Stored items:
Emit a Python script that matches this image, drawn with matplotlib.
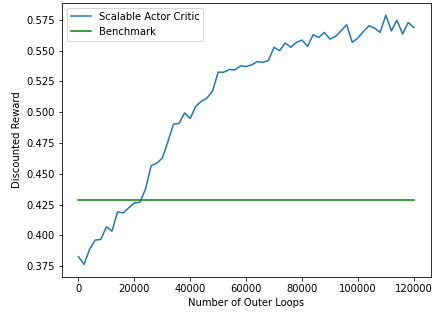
import matplotlib
matplotlib.use("Agg")
import matplotlib.pyplot as plt
import numpy as np

outer_loops = list(range(0, 120001, 2000))
rewards = [0.3828, 0.3766, 0.3887, 0.3962, 0.3968, 0.4070, 0.4035, 0.4191, 0.4183, 0.4223,
           0.4264, 0.4269, 0.4377, 0.4565, 0.4586, 0.4627, 0.4760, 0.4903, 0.4909, 0.4994,
           0.4949, 0.5048, 0.5089, 0.5115, 0.5172, 0.5325, 0.5325, 0.5347, 0.5344, 0.5377,
           0.5371, 0.5385, 0.5411, 0.5406, 0.5420, 0.5527, 0.5500, 0.5562, 0.5527, 0.5567,
           0.5586, 0.5535, 0.5629, 0.5607, 0.5648, 0.5594, 0.5615, 0.5661, 0.5710, 0.5567,
           0.5602, 0.5656, 0.5702, 0.5683, 0.5648, 0.5788, 0.5661, 0.5747, 0.5635, 0.5728,
           0.5688]
benchmark_x = [0, 120000]
benchmark = [0.4285, 0.4285]

fig = plt.figure(figsize=(6, 318/72), dpi=72)
ax = fig.add_axes([61.7/432, 1-276.7/318, (430.5-61.7)/432, (276.7-2.7)/318])
ax.plot(outer_loops, rewards, color='tab:blue', label='Scalable Actor Critic')
ax.plot(benchmark_x, benchmark, color='g', label='Benchmark')
ax.set_xlabel('Number of Outer Loops')
ax.set_ylabel('Discounted Reward')
ax.legend(loc='upper left')
fig.savefig('out.png', dpi=72)
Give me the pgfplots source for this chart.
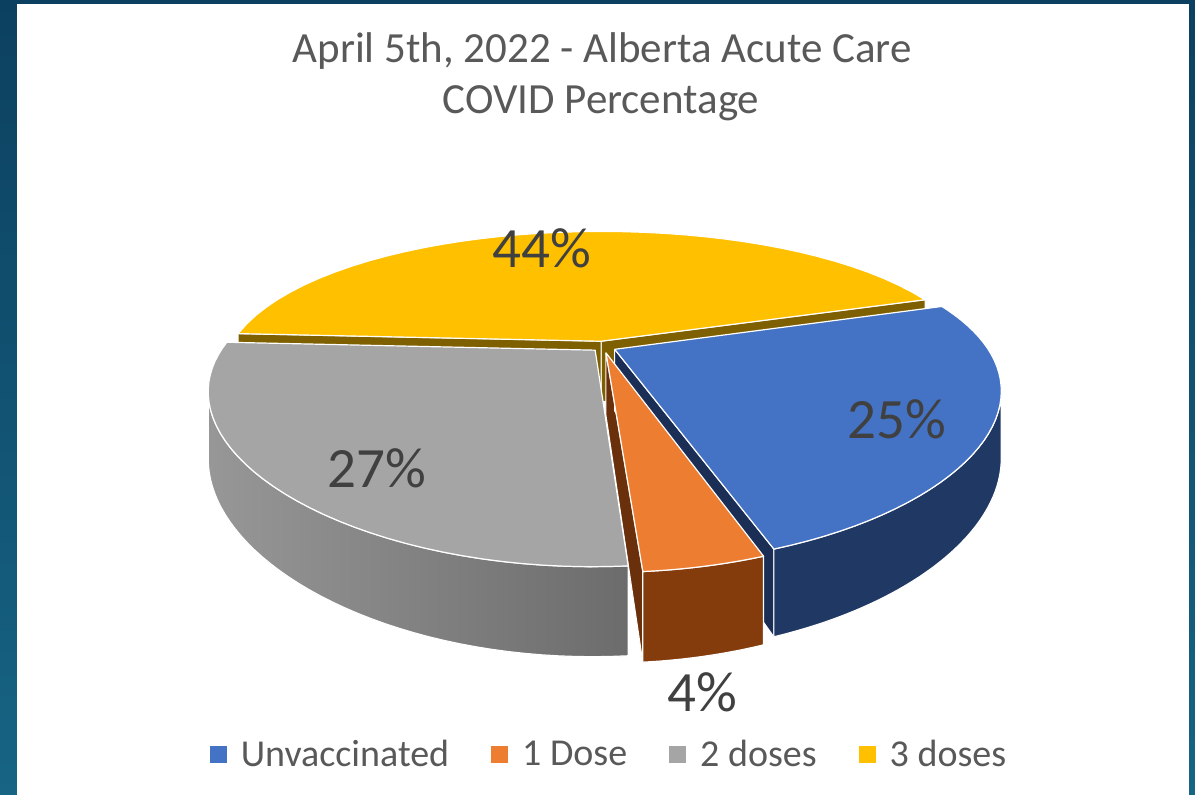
\documentclass[border=0pt]{standalone}
\usepackage{pgfplots}
\pgfplotsset{compat=1.18}
\usepackage{pgfplotstable}
\usepackage{fontspec}
\setmainfont{Carlito}

\definecolor{cBlue}{HTML}{4472C4}
\definecolor{cBlueWall}{HTML}{203864}
\definecolor{cBlueCut}{HTML}{1B2F56}
\definecolor{cOrange}{HTML}{ED7D31}
\definecolor{cOrangeWall}{HTML}{843C0C}
\definecolor{cOrangeCut}{HTML}{6A300B}
\definecolor{cGray}{HTML}{A5A5A5}
\definecolor{cGrayWallL}{HTML}{979797}
\definecolor{cGrayWallR}{HTML}{6C6C6C}
\definecolor{cYellow}{HTML}{FFC000}
\definecolor{cYellowCut}{HTML}{7F6000}
\definecolor{cTitle}{HTML}{595959}
\definecolor{cLabel}{HTML}{404040}
\definecolor{bgTop}{HTML}{0C4060}
\definecolor{bgBot}{HTML}{176484}

\pgfplotstableread[col sep=comma]{
name,value
Unvaccinated,25
1 Dose,4
2 doses,27
3 doses,44
}\piedata

\pgfplotstablegetelem{0}{value}\of\piedata\let\vA\pgfplotsretval
\pgfplotstablegetelem{1}{value}\of\piedata\let\vB\pgfplotsretval
\pgfplotstablegetelem{2}{value}\of\piedata\let\vC\pgfplotsretval
\pgfplotstablegetelem{3}{value}\of\piedata\let\vD\pgfplotsretval

% angles (degrees, counterclockwise), slices run clockwise from the start angle
\pgfmathsetmacro\aBb{18.5}
\pgfmathsetmacro\aBa{\aBb-3.6*\vA}
\pgfmathsetmacro\aOb{\aBa}
\pgfmathsetmacro\aOa{\aOb-3.6*\vB}
\pgfmathsetmacro\aGb{\aOa}
\pgfmathsetmacro\aGa{\aGb-3.6*\vC}
\pgfmathsetmacro\aYb{\aGa}
\pgfmathsetmacro\aYa{\aYb-3.6*\vD}
% explosion offsets
\pgfmathsetmacro\oxB{0.035*cos((\aBa+\aBb)/2)}
\pgfmathsetmacro\oyB{0.035*sin((\aBa+\aBb)/2)}
\pgfmathsetmacro\oxO{0.040*cos((\aOa+\aOb)/2)}
\pgfmathsetmacro\oyO{0.040*sin((\aOa+\aOb)/2)}
\pgfmathsetmacro\oxG{0.030*cos((\aGa+\aGb)/2)}
\pgfmathsetmacro\oyG{0.030*sin((\aGa+\aGb)/2)}
\pgfmathsetmacro\oxY{0.040*cos((\aYa+\aYb)/2)}
\pgfmathsetmacro\oyY{0.040*sin((\aYa+\aYb)/2)}
% visible front wall ranges
\pgfmathsetmacro\wGa{max(\aGa,-165)}
\pgfmathsetmacro\wGb{min(\aGb,-15)}
\pgfmathsetmacro\wOa{max(\aOa,-165)}
\pgfmathsetmacro\wOb{min(\aOb,-15)}
\pgfmathsetmacro\wBa{max(\aBa,-165)}
\pgfmathsetmacro\wBb{min(\aBb,-15)}

% top face: #1 style, #2 ox, #3 oy, #4 a1, #5 a2
\newcommand\pietop[5]{%
\addplot[forget plot, #1, draw=white, line width=1.2pt, line join=round,
  samples at={0,1,...,42}, variable=\t,
  declare function={ang(\s)=(#4)+((#5)-(#4))*min(min(\s,40),(42-\s)*40)/40; rr(\s)=min(1,abs(\s-41));}]
  ({PX((#2)+rr(\t)*cos(ang(\t)),(#3)+rr(\t)*sin(ang(\t)))},
   {PY((#2)+rr(\t)*cos(ang(\t)),(#3)+rr(\t)*sin(ang(\t)),0)});}
% outer wall: #1 style, #2 ox, #3 oy, #4 w1, #5 w2
\newcommand\piewall[5]{%
\addplot[forget plot, #1, draw=white, line width=1.2pt, line join=round,
  samples at={0,1,...,82}, variable=\t,
  declare function={ang(\s)=(#4)+((#5)-(#4))*max(min(\s,81-\s),0)/40; zz(\s)=min(max(\s-40,0),1)*min(max(82-\s,0),1);}]
  ({PX((#2)+cos(ang(\t)),(#3)+sin(ang(\t)))},
   {PY((#2)+cos(ang(\t)),(#3)+sin(ang(\t)),zz(\t))});}
% cut face: #1 style, #2 ox, #3 oy, #4 angle
\newcommand\piecut[4]{%
\addplot[forget plot, #1, draw=white, line width=1pt, line join=round,
  samples at={0,1,2,3,4}, variable=\t,
  declare function={rr(\s)=max(min(min(\s,3-\s),1),0); zz(\s)=min(max(\s-1,0),1)*min(max(4-\s,0),1);}]
  ({PX((#2)+rr(\t)*cos(#4),(#3)+rr(\t)*sin(#4))},
   {PY((#2)+rr(\t)*cos(#4),(#3)+rr(\t)*sin(#4),zz(\t))});}

\begin{document}
\begin{tikzpicture}
\begin{axis}[
  width=1195pt, height=795pt, scale only axis,
  xmin=0, xmax=1195, ymin=0, ymax=795, y dir=reverse,
  hide axis, clip=false,
  declare function={
    PX(\x,\y)=603+372*\x/(1+0.25*\y);
    PY(\x,\y,\z)=347-(147*\y-61.5*\z)/(1+0.31*\y);
  },
  legend columns=4,
  legend style={at={(axis cs:609,754)}, anchor=center, draw=none, fill=none,
    font=\fontsize{38}{44}\selectfont, text=cTitle, inner sep=0pt,
    /tikz/every odd column/.append style={column sep=12pt},
    /tikz/every even column/.append style={column sep=40pt}},
  legend image code/.code={\fill[#1] (0pt,-8.5pt) rectangle (17pt,8.5pt);},
]
% background frame
\fill[top color=bgTop, bottom color=bgBot] (axis cs:0,0) rectangle (axis cs:1195,795);
\fill[white] (axis cs:17,3.5) rectangle (axis cs:1188.5,795);

\addlegendimage{fill=cBlue, draw=none}
\addlegendimage{fill=cOrange, draw=none}
\addlegendimage{fill=cGray, draw=none}
\addlegendimage{fill=cYellow, draw=none}
\legend{Unvaccinated, 1 Dose, 2 doses, 3 doses}

% cut faces (visible ones)
\piecut{fill=cYellowCut}{\oxY}{\oyY}{\aYa}
\piecut{fill=cYellowCut}{\oxY}{\oyY}{\aYb}
\piecut{fill=cOrangeCut}{\oxO}{\oyO}{\aOa}
\piecut{fill=cBlueCut}{\oxB}{\oyB}{\aBa}
% outer walls
\piewall{left color=cGrayWallL, right color=cGrayWallR}{\oxG}{\oyG}{\wGa}{\wGb}
\piewall{fill=cOrangeWall}{\oxO}{\oyO}{\wOa}{\wOb}
\piewall{fill=cBlueWall}{\oxB}{\oyB}{\wBa}{\wBb}
% top faces
\pietop{fill=cYellow}{\oxY}{\oyY}{\aYa}{\aYb}
\pietop{fill=cGray}{\oxG}{\oyG}{\aGa}{\aGb}
\pietop{fill=cBlue}{\oxB}{\oyB}{\aBa}{\aBb}
\pietop{fill=cOrange}{\oxO}{\oyO}{\aOa}{\aOb}

% data labels
\node[anchor=base, text=cLabel, font=\fontsize{57}{60}\selectfont] at (axis cs:542,267) {\vD\%};
\node[anchor=base, text=cLabel, font=\fontsize{57}{60}\selectfont] at (axis cs:897,438) {\vA\%};
\node[anchor=base, text=cLabel, font=\fontsize{57}{60}\selectfont] at (axis cs:377,487) {\vC\%};
\node[anchor=base, text=cLabel, font=\fontsize{57}{60}\selectfont] at (axis cs:702,711) {\vB\%};

% title
\node[anchor=base, text=cTitle, font=\fontsize{43}{51}\selectfont] at (axis cs:602,62) {April 5th, 2022 - Alberta Acute Care};
\node[anchor=base, text=cTitle, font=\fontsize{43}{51}\selectfont] at (axis cs:601,113) {COVID Percentage};
\end{axis}
\end{tikzpicture}
\end{document}
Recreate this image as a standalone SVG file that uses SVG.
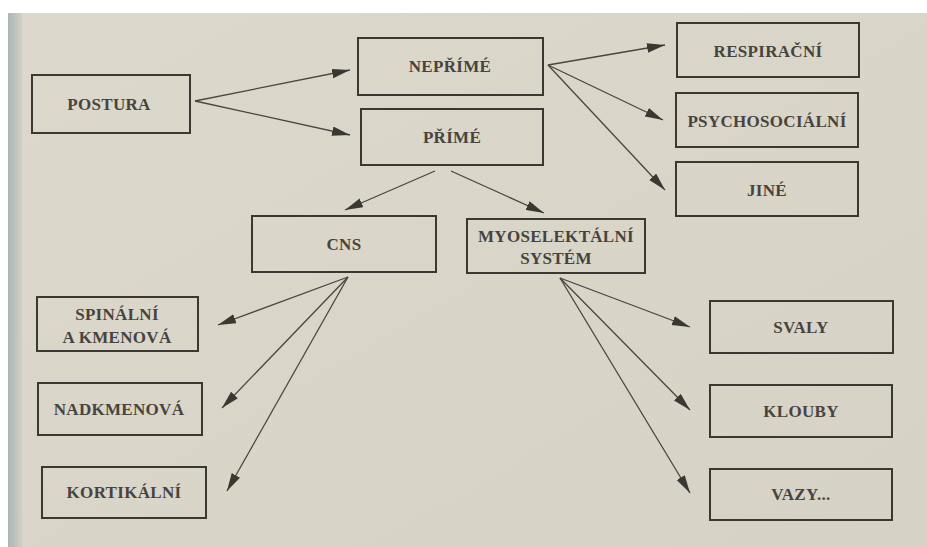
<svg xmlns="http://www.w3.org/2000/svg" width="927" height="547" viewBox="0 0 927 547">
<defs>
<style>
.box{fill:none;stroke:#3b3733;stroke-width:2}
.t{font-family:"Liberation Serif","Times New Roman",serif;font-weight:bold;font-size:17px;letter-spacing:0.3px;fill:#47433e;text-anchor:middle}
.c{stroke:#4a4541;stroke-width:1.3;fill:none;marker-end:url(#ah)}
</style>
<marker id="ah" markerUnits="userSpaceOnUse" markerWidth="20" markerHeight="10" refX="18" refY="4.75" orient="auto">
<path d="M0,0 L18,4.75 L0,9.5 z" fill="#3b3733"/>
</marker>
<linearGradient id="pg" x1="0" y1="0" x2="1" y2="1">
<stop offset="0" stop-color="#dcd8cb"/>
<stop offset="1" stop-color="#d6d2c5"/>
</linearGradient>
<linearGradient id="edge" x1="0" y1="0" x2="1" y2="0">
<stop offset="0" stop-color="#a9b6b4"/>
<stop offset="1" stop-color="#d2d0c4"/>
</linearGradient>
</defs>
<rect width="927" height="547" fill="#ffffff"/>
<rect x="8" y="13" width="919" height="534" fill="url(#pg)"/>
<rect x="8" y="13" width="14" height="534" fill="url(#edge)"/>

<g id="connectors">
<line class="c" x1="195" y1="101" x2="350" y2="70"/>
<line class="c" x1="195" y1="101" x2="350" y2="135"/>
<line class="c" x1="548" y1="65" x2="665" y2="45"/>
<line class="c" x1="548" y1="65" x2="663" y2="120"/>
<line class="c" x1="548" y1="65" x2="665" y2="190"/>
<line class="c" x1="435" y1="171" x2="345" y2="210"/>
<line class="c" x1="451" y1="171" x2="544" y2="213"/>
<line class="c" x1="348" y1="277" x2="218" y2="325"/>
<line class="c" x1="348" y1="277" x2="222" y2="408"/>
<line class="c" x1="348" y1="277" x2="227" y2="491"/>
<line class="c" x1="560" y1="278" x2="690" y2="327"/>
<line class="c" x1="560" y1="278" x2="690" y2="410"/>
<line class="c" x1="560" y1="278" x2="690" y2="493"/>
</g>

<g id="postura"><rect class="box" x="32" y="75" width="158" height="58"/><text class="t" x="109" y="110">POSTURA</text></g>
<g id="neprime"><rect class="box" x="358" y="38" width="185" height="57"/><text class="t" x="450" y="72">NEPŘÍMÉ</text></g>
<g id="prime"><rect class="box" x="361" y="109" width="182" height="56"/><text class="t" x="452" y="143">PŘÍMÉ</text></g>
<g id="respiracni"><rect class="box" x="677" y="23" width="182" height="54"/><text class="t" x="768" y="57">RESPIRAČNÍ</text></g>
<g id="psychosocialni"><rect class="box" x="676" y="93" width="182" height="54"/><text class="t" x="767" y="127">PSYCHOSOCIÁLNÍ</text></g>
<g id="jine"><rect class="box" x="676" y="162" width="182" height="54"/><text class="t" x="767" y="196">JINÉ</text></g>
<g id="cns"><rect class="box" x="252" y="216" width="184" height="56"/><text class="t" x="344" y="250">CNS</text></g>
<g id="myoselektalni"><rect class="box" x="467" y="219" width="178" height="54"/><text class="t" x="556" y="242">MYOSELEKTÁLNÍ</text><text class="t" x="556" y="264">SYSTÉM</text></g>
<g id="spinalni"><rect class="box" x="37" y="297" width="161" height="54"/><text class="t" x="117" y="320">SPINÁLNÍ</text><text class="t" x="117" y="343">A KMENOVÁ</text></g>
<g id="nadkmenova"><rect class="box" x="38" y="383" width="164" height="52"/><text class="t" x="119" y="415">NADKMENOVÁ</text></g>
<g id="kortikalni"><rect class="box" x="42" y="467" width="164" height="51"/><text class="t" x="124" y="498">KORTIKÁLNÍ</text></g>
<g id="svaly"><rect class="box" x="710" y="301" width="183" height="52"/><text class="t" x="801" y="333">SVALY</text></g>
<g id="klouby"><rect class="box" x="710" y="385" width="182" height="52"/><text class="t" x="801" y="417">KLOUBY</text></g>
<g id="vazy"><rect class="box" x="710" y="469" width="182" height="51"/><text class="t" x="801" y="500">VAZY...</text></g>
</svg>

## Task objective
Pull out the lines above in which the word "that" appears.

## Task output
Emit a Python script that matches this image, drawn with matplotlib.
Recreate this image as a standalone SVG file that uses SVG.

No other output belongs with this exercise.